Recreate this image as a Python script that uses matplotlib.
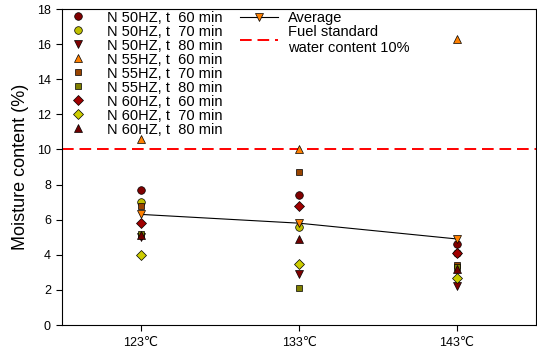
import matplotlib
matplotlib.use("Agg")
import matplotlib.pyplot as plt

plt.rcParams['font.family'] = ['Liberation Sans', 'DejaVu Sans']

categories = ["123℃", "133℃", "143℃"]
series_labels = ["N 50HZ, t  60 min", "N 50HZ, t  70 min", "N 50HZ, t  80 min",
                 "N 55HZ, t  60 min", "N 55HZ, t  70 min", "N 55HZ, t  80 min",
                 "N 60HZ, t  60 min", "N 60HZ, t  70 min", "N 60HZ, t  80 min"]
n50_60 = [7.7, 7.4, 4.6]
n50_70 = [7.0, 5.6, 4.1]
n50_80 = [5.0, 2.9, 2.2]
n55_60 = [10.6, 10.0, 16.3]
n55_70 = [6.8, 8.7, 3.4]
n55_80 = [5.2, 2.1, 3.3]
n60_60 = [5.8, 6.8, 4.1]
n60_70 = [4.0, 3.5, 2.7]
n60_80 = [5.1, 4.9, 3.2]
average = [6.3, 5.8, 4.9]
standard = 10

series = [n50_60, n50_70, n50_80, n55_60, n55_70, n55_80, n60_60, n60_70, n60_80]
markers = ['o', 'o', 'v', '^', 's', 's', 'D', 'D', '^']
colors = ['#800000', '#BFBF00', '#800000', '#FF8000', '#994400', '#808000',
          '#A00000', '#CCCC00', '#700000']
sizes = [5.5, 5.5, 6, 6, 5, 5, 5, 5, 6]

fig = plt.figure(figsize=(5.37, 3.52), dpi=100)
ax = fig.add_axes([62/537, 27/352, 474/537, 316/352])

x = list(range(len(categories)))
handles = []
for vals, m, c, s, lab in zip(series, markers, colors, sizes, series_labels):
    h, = ax.plot(x, vals, linestyle='none', marker=m, markersize=s,
                 markerfacecolor=c, markeredgecolor='black', markeredgewidth=0.5,
                 label=lab, zorder=3)
    handles.append(h)

avg_h, = ax.plot(x, average, color='black', linewidth=0.8, marker='v', markersize=6,
                 markerfacecolor='#FF8000', markeredgecolor='black', markeredgewidth=0.5,
                 label='Average', zorder=4)
std_h = ax.axhline(standard, color='red', linestyle=(0, (6, 3)), linewidth=1.4,
                   label='Fuel standard\nwater content 10%', zorder=2)

ax.set_xlim(-0.5, 2.5)
ax.set_ylim(0, 18)
ax.set_yticks(range(0, 19, 2))
ax.set_xticks(x)
ax.set_xticklabels(categories)
ax.tick_params(axis='both', labelsize=9, direction='out', length=4.5, width=0.8)
ax.tick_params(axis='x', pad=4)
ax.set_ylabel('Moisture content (%)', fontsize=13, labelpad=6)
for sp in ax.spines.values():
    sp.set_linewidth(0.8)

leg1 = ax.legend(handles=handles, loc='upper left', bbox_to_anchor=(0.0, 1.022),
                 frameon=False, fontsize=10.5, handlelength=1.0, handletextpad=1.48,
                 labelspacing=0.0, borderaxespad=0.0, borderpad=0.6,
                 handleheight=0.8)
ax.add_artist(leg1)
leg2 = ax.legend(handles=[avg_h, std_h], loc='upper left',
                 bbox_to_anchor=(0.357, 1.022), frameon=False, fontsize=10.5,
                 handlelength=2.6, handletextpad=0.68, labelspacing=0.0,
                 borderaxespad=0.0, borderpad=0.6)

fig.savefig('out.png', dpi=100)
-------------------------
EXERCISE BRIEF - Leave out the pictures. Transcribe only the lines above, from the first through the one that contains "plt.rcParams['font.family'] = ['Liberation".

RESPONSE -
Recreate this image as a Python script that uses matplotlib.
import matplotlib
matplotlib.use("Agg")
import matplotlib.pyplot as plt

plt.rcParams['font.family'] = ['Liberation Sans', 'DejaVu Sans']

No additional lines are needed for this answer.